>> Start

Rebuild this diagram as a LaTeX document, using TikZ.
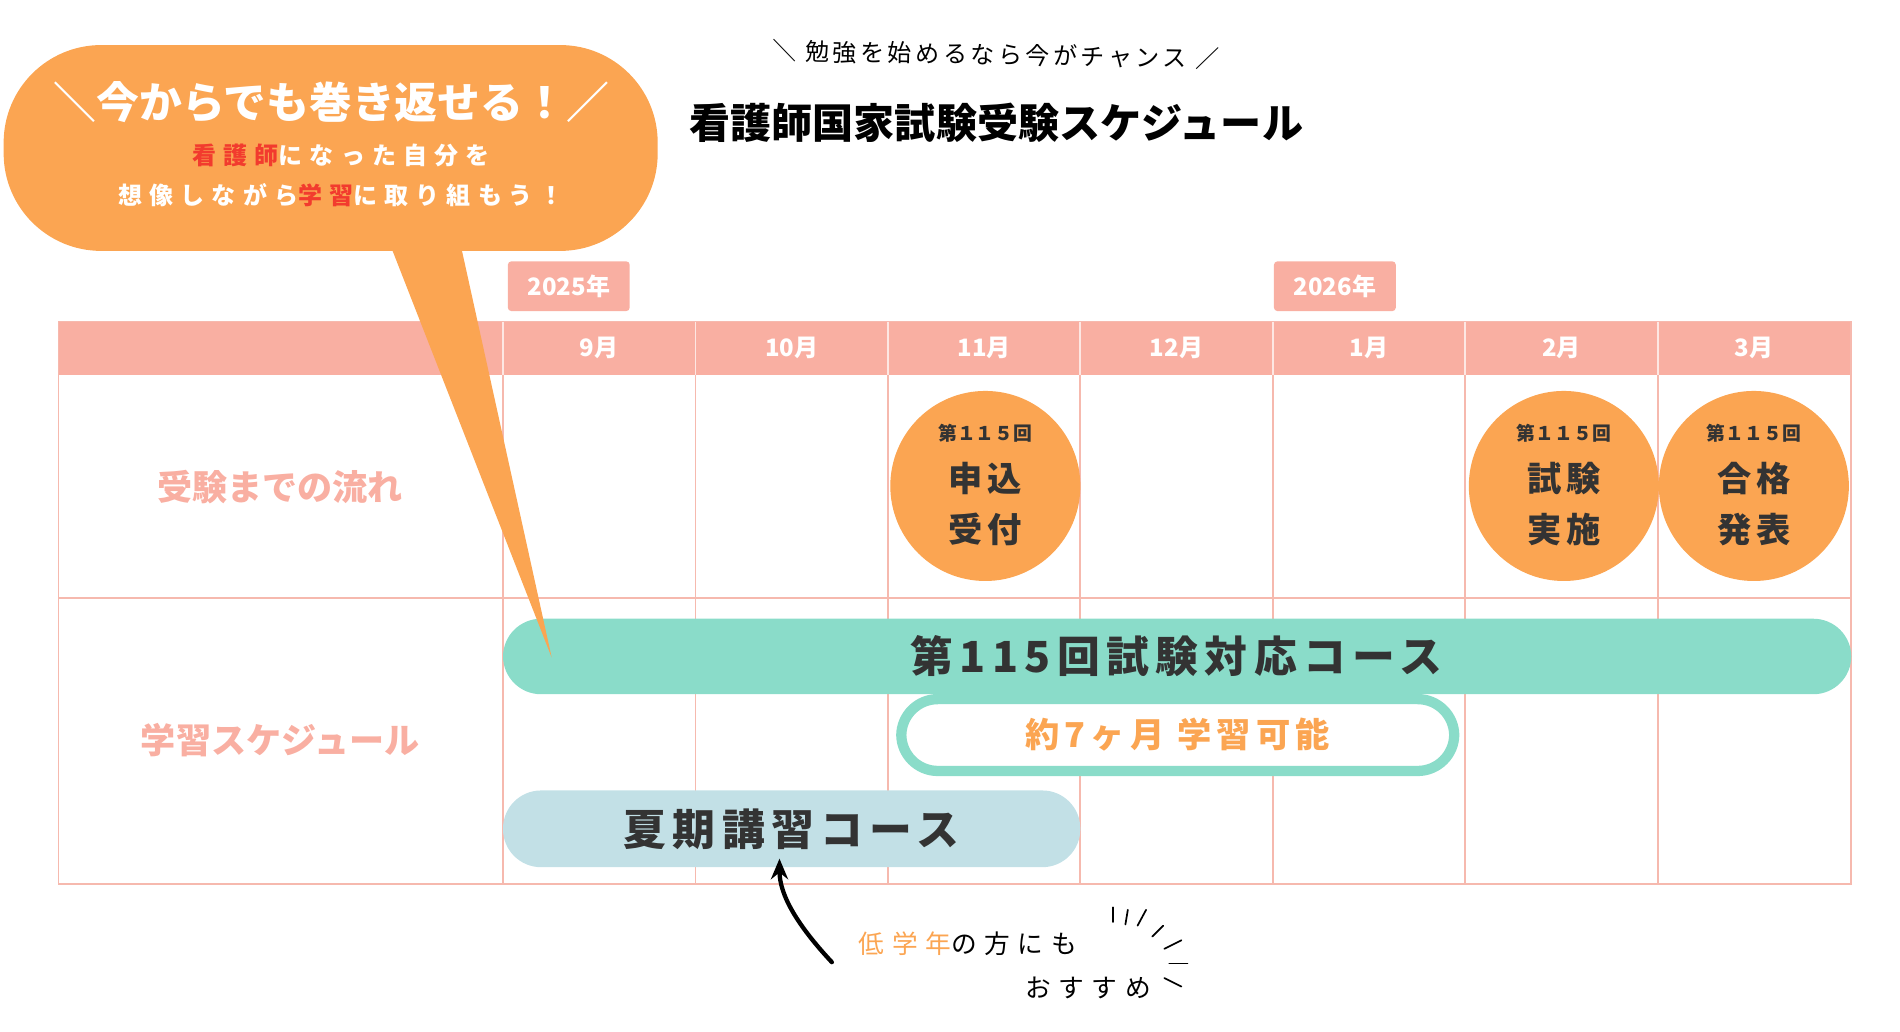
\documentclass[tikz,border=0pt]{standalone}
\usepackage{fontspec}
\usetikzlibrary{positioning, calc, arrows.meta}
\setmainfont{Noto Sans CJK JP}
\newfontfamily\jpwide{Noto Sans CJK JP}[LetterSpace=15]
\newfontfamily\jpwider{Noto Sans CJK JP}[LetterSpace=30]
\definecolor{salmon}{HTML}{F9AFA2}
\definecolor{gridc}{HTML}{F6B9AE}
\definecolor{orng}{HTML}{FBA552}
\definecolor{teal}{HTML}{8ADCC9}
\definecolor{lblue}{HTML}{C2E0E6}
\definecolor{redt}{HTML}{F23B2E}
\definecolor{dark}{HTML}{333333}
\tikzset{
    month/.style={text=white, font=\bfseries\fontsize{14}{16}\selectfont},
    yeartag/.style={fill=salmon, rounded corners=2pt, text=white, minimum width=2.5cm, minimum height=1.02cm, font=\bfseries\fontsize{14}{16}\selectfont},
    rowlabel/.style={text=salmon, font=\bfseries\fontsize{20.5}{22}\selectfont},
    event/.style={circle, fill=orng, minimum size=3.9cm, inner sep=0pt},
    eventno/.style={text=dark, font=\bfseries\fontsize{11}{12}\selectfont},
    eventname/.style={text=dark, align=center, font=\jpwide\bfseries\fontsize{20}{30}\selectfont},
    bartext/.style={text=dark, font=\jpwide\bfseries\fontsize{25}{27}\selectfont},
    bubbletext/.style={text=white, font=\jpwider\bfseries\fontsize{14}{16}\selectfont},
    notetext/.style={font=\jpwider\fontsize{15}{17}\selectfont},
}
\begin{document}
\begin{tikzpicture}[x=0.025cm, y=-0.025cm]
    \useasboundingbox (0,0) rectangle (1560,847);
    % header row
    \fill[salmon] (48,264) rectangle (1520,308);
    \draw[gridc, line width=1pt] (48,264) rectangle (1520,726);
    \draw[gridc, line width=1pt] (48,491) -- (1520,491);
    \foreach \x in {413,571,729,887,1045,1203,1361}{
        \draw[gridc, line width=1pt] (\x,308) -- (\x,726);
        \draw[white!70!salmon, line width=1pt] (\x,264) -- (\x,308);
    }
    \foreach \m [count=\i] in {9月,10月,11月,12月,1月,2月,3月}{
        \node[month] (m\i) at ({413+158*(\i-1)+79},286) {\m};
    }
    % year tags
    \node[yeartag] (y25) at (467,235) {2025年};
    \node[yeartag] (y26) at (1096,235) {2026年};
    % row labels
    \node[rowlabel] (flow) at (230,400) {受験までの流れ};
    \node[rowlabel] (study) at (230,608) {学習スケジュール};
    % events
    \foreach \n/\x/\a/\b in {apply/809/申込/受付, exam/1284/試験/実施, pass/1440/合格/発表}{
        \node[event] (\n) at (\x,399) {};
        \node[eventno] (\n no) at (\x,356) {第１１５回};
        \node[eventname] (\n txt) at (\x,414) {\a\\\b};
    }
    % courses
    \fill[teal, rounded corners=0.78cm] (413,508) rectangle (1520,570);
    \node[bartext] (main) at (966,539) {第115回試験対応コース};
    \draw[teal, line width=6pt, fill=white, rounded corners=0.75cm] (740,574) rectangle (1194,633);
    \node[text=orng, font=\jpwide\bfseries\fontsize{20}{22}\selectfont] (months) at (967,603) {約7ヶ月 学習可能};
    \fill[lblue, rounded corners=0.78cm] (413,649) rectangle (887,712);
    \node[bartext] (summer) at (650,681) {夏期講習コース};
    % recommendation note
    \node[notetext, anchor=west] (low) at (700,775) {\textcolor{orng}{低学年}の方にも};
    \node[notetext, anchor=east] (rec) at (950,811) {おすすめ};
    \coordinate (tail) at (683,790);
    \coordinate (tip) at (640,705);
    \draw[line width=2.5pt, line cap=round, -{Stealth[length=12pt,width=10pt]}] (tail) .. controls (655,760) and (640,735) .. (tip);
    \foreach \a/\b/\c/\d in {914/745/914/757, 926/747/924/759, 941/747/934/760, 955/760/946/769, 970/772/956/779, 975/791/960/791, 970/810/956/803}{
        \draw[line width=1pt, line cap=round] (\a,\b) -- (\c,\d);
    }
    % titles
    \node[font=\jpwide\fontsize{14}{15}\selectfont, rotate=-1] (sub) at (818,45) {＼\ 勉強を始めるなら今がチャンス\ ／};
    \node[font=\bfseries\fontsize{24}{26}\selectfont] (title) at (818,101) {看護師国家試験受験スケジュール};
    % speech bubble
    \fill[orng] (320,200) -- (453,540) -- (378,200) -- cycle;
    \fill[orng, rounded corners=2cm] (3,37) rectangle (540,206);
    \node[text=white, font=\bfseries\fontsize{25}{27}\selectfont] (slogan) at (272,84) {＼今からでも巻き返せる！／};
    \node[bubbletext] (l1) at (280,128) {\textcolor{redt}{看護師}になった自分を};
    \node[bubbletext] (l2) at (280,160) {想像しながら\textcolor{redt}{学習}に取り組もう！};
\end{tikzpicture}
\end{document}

>> End

## INSTRUCTION
Give all the lines above again, character for character, without pictures.

## SOLUTION FOR THIS PROBLEM
Rebuild this diagram as a LaTeX document, using TikZ.
\documentclass[tikz,border=0pt]{standalone}
\usepackage{fontspec}
\usetikzlibrary{positioning, calc, arrows.meta}
\setmainfont{Noto Sans CJK JP}
\newfontfamily\jpwide{Noto Sans CJK JP}[LetterSpace=15]
\newfontfamily\jpwider{Noto Sans CJK JP}[LetterSpace=30]
\definecolor{salmon}{HTML}{F9AFA2}
\definecolor{gridc}{HTML}{F6B9AE}
\definecolor{orng}{HTML}{FBA552}
\definecolor{teal}{HTML}{8ADCC9}
\definecolor{lblue}{HTML}{C2E0E6}
\definecolor{redt}{HTML}{F23B2E}
\definecolor{dark}{HTML}{333333}
\tikzset{
    month/.style={text=white, font=\bfseries\fontsize{14}{16}\selectfont},
    yeartag/.style={fill=salmon, rounded corners=2pt, text=white, minimum width=2.5cm, minimum height=1.02cm, font=\bfseries\fontsize{14}{16}\selectfont},
    rowlabel/.style={text=salmon, font=\bfseries\fontsize{20.5}{22}\selectfont},
    event/.style={circle, fill=orng, minimum size=3.9cm, inner sep=0pt},
    eventno/.style={text=dark, font=\bfseries\fontsize{11}{12}\selectfont},
    eventname/.style={text=dark, align=center, font=\jpwide\bfseries\fontsize{20}{30}\selectfont},
    bartext/.style={text=dark, font=\jpwide\bfseries\fontsize{25}{27}\selectfont},
    bubbletext/.style={text=white, font=\jpwider\bfseries\fontsize{14}{16}\selectfont},
    notetext/.style={font=\jpwider\fontsize{15}{17}\selectfont},
}
\begin{document}
\begin{tikzpicture}[x=0.025cm, y=-0.025cm]
    \useasboundingbox (0,0) rectangle (1560,847);
    % header row
    \fill[salmon] (48,264) rectangle (1520,308);
    \draw[gridc, line width=1pt] (48,264) rectangle (1520,726);
    \draw[gridc, line width=1pt] (48,491) -- (1520,491);
    \foreach \x in {413,571,729,887,1045,1203,1361}{
        \draw[gridc, line width=1pt] (\x,308) -- (\x,726);
        \draw[white!70!salmon, line width=1pt] (\x,264) -- (\x,308);
    }
    \foreach \m [count=\i] in {9月,10月,11月,12月,1月,2月,3月}{
        \node[month] (m\i) at ({413+158*(\i-1)+79},286) {\m};
    }
    % year tags
    \node[yeartag] (y25) at (467,235) {2025年};
    \node[yeartag] (y26) at (1096,235) {2026年};
    % row labels
    \node[rowlabel] (flow) at (230,400) {受験までの流れ};
    \node[rowlabel] (study) at (230,608) {学習スケジュール};
    % events
    \foreach \n/\x/\a/\b in {apply/809/申込/受付, exam/1284/試験/実施, pass/1440/合格/発表}{
        \node[event] (\n) at (\x,399) {};
        \node[eventno] (\n no) at (\x,356) {第１１５回};
        \node[eventname] (\n txt) at (\x,414) {\a\\\b};
    }
    % courses
    \fill[teal, rounded corners=0.78cm] (413,508) rectangle (1520,570);
    \node[bartext] (main) at (966,539) {第115回試験対応コース};
    \draw[teal, line width=6pt, fill=white, rounded corners=0.75cm] (740,574) rectangle (1194,633);
    \node[text=orng, font=\jpwide\bfseries\fontsize{20}{22}\selectfont] (months) at (967,603) {約7ヶ月 学習可能};
    \fill[lblue, rounded corners=0.78cm] (413,649) rectangle (887,712);
    \node[bartext] (summer) at (650,681) {夏期講習コース};
    % recommendation note
    \node[notetext, anchor=west] (low) at (700,775) {\textcolor{orng}{低学年}の方にも};
    \node[notetext, anchor=east] (rec) at (950,811) {おすすめ};
    \coordinate (tail) at (683,790);
    \coordinate (tip) at (640,705);
    \draw[line width=2.5pt, line cap=round, -{Stealth[length=12pt,width=10pt]}] (tail) .. controls (655,760) and (640,735) .. (tip);
    \foreach \a/\b/\c/\d in {914/745/914/757, 926/747/924/759, 941/747/934/760, 955/760/946/769, 970/772/956/779, 975/791/960/791, 970/810/956/803}{
        \draw[line width=1pt, line cap=round] (\a,\b) -- (\c,\d);
    }
    % titles
    \node[font=\jpwide\fontsize{14}{15}\selectfont, rotate=-1] (sub) at (818,45) {＼\ 勉強を始めるなら今がチャンス\ ／};
    \node[font=\bfseries\fontsize{24}{26}\selectfont] (title) at (818,101) {看護師国家試験受験スケジュール};
    % speech bubble
    \fill[orng] (320,200) -- (453,540) -- (378,200) -- cycle;
    \fill[orng, rounded corners=2cm] (3,37) rectangle (540,206);
    \node[text=white, font=\bfseries\fontsize{25}{27}\selectfont] (slogan) at (272,84) {＼今からでも巻き返せる！／};
    \node[bubbletext] (l1) at (280,128) {\textcolor{redt}{看護師}になった自分を};
    \node[bubbletext] (l2) at (280,160) {想像しながら\textcolor{redt}{学習}に取り組もう！};
\end{tikzpicture}
\end{document}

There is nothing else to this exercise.